S’immiscer donc dans les structures économiques qui régissent notre société pour pouvoir les métamorphoser : voici la première étape du programme artistique pour lequel nous empruntons les outils de l’ethnographe ou de l’anthropologue.

« Open Outcry », l’un des volets du laboratoire sauvage de recherches expérimentales « Désorceler la finance », est un projet transdisciplinaire de Loop-s en création que nous espérons présenter entre 2017 et 2018, et qui émane de l’ensemble de ces constats. Il questionne les liens entre finance et sorcellerie à travers un dispositif double, exposition et performance in situ. Ce sont les deux faces formelles d’une même recherche ou d’une pièce de monnaie : pile ou face selon les contextes d’invitation, plus plastique-Face A, ou plus performative-Face B. Son point de départ est la découverte
 du langage appelé en anglais hand signals of open outcry pit trading (langue des signes de la bourse à la criée) utilisé dans les salles de marché dans les années 1980. L’Open Outcry est un langage entre les courtiers en bourse, basé sur des cris et des signaux gestuels transférant des ordres d’achat et de vente. C’est un jargon de la profession qui n’a jamais été écrit, qui se transmet oralement : il n’est jamais fixe, toujours poreux, déformé, évolutif. Le titre se joue donc d’un paradoxe : cri à l’origine du scandale ET cri d’indignation. Car outcry signifie aussi « cri de douleur », « tollé », évoque la vague protestataire du mouvement Occupy Wall Street. C’est en cela que nous désirons faire d’« Open Outcry » l’expression d’un renversement de situation à venir. C’est en imaginant la fin prochaine d’un tel langage qu’est née l’envie de pouvoir le consigner, de l’habiter, non plus des spectres de la finance et de la spéculation mais d’actions qui offrent des propositions alternatives.
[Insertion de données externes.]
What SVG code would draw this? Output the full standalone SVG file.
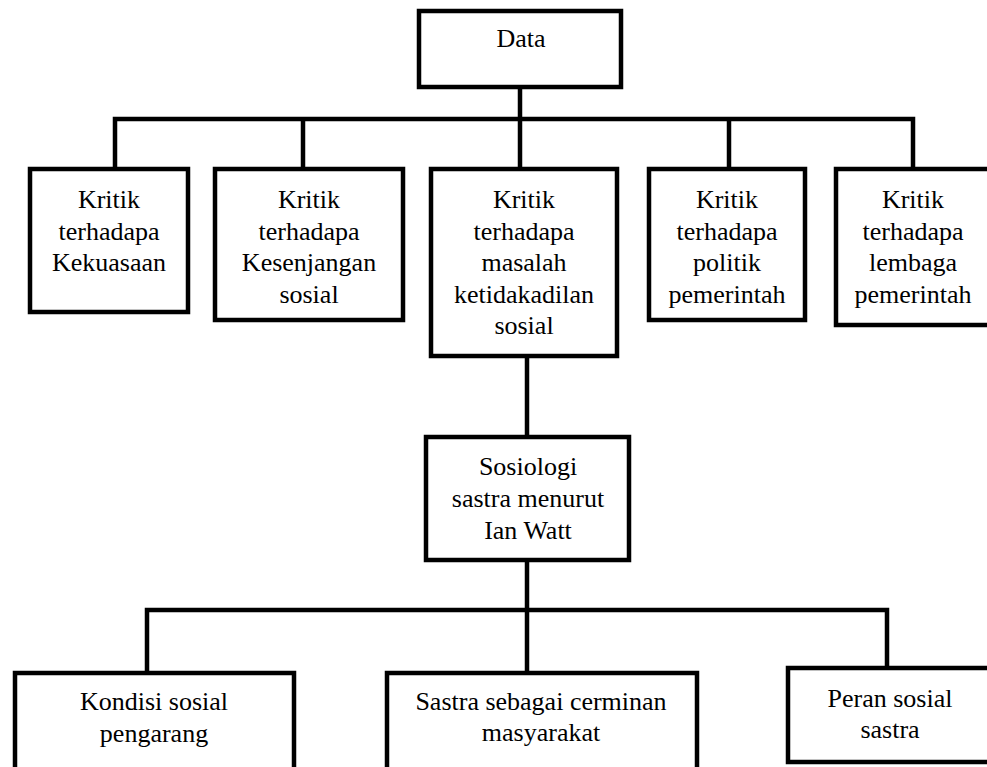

Il nous a paru grand temps de créer de nouveaux rites de passage collectifs avec l’objectif de transformer le paradigme capitaliste, de rêver et de rendre possible un changement de modèle.

S’immiscer donc dans les structures économiques qui régissent notre société pour pouvoir les métamorphoser : voici la première étape du programme artistique pour lequel nous empruntons les outils de l’ethnographe ou de l’anthropologue. Collecter et observer des faits, les analyser et les comparer, synthétiser et théoriser peut se faire dans la terra incognita de nos propres sphères géographiques. Bruxelles est déjà un terrain propice à une foule d’explorations, et c’est en cela qu’elle représente, à bien des niveaux, une étrangéité. Elle est le centre névralgique des institutions européennes et est devenue la seconde capitale mondiale du lobbying après Washington. Sur les 20 000 lobbyistes présents, environ 1 700 mettent toute leur énergie à défendre les intérêts des dirigeants du secteur bancaire. Étrangéité où s’échangent des informations que ces « experts » ont tout intérêt à rendre opaques, hermétiques, inaccessibles. Bruxelles donc, le lieu idéal pour provoquer et expérimenter un rituel de désenvoûtement de la finance.

Regarder, consigner, collecter les informations, archiver le maximum de données, puis les cartographier. C’est sur ces bases que repose la Face A du projet « Open Outcry », l’exposition-installation qui agence les cadres de référence du projet d’ensemble : une occasion de présenter nos journaux de terrains et manuels d’infiltration, d’y révéler nos formules et recettes de magie blanche pour les transmettre au plus grand nombre. Elle pourrait très bien prendre la forme d’un mémorial de la crise financière dont nous commémorons bientôt les 10 ans et dont feu Dexia a été l’un des acteurs principaux dès 2007 en Belgique. Nous en avons tous éprouvé les conséquences : pourquoi ne pas déplacer l’usage d’un monument public éphémère pour évoquer ce moment historique ?

La face B, sa dimension performative, s’inspirera du travail de la chorégraphe Anna Halprin pour réaliser une partition chorégraphique sur base du langage des traders. Un véritable rituel de désenvoûtement de la finance débarrassant des seules mains des experts les questions économiques, visant ultimement une réappropriation citoyenne de ses mécanismes. Le temps est venu de faire nôtres les chiffres, les taux d’intérêts, l’argent, la circulation de la monnaie et les enveloppes budgétaires. Partant de l’hypothèse selon laquelle il ne peut exister de séparation entre le spirituel et le politique, nous sommes convaincues que le renversement possible des récits qui structurent en profondeur notre monde moderne, teintés de notion de progrès et de conquête, en linéarité, et qui fondent nos modèles capitalistes, passent par l’invention, la fabrication et l’expérimentation de nouvelles fictions. Contre le danger de la résignation, l’art, le design, la littérature, le spectacle vivant peuvent faire émerger des zones de tension et déplacer les points de vues par l’expérience sensible d’un récit infiltré, détourné, renversé, décomposé puis recomposé. Osons fabuler de nouvelles formes de pensée, produire de nouveaux savoirs et rêver en action.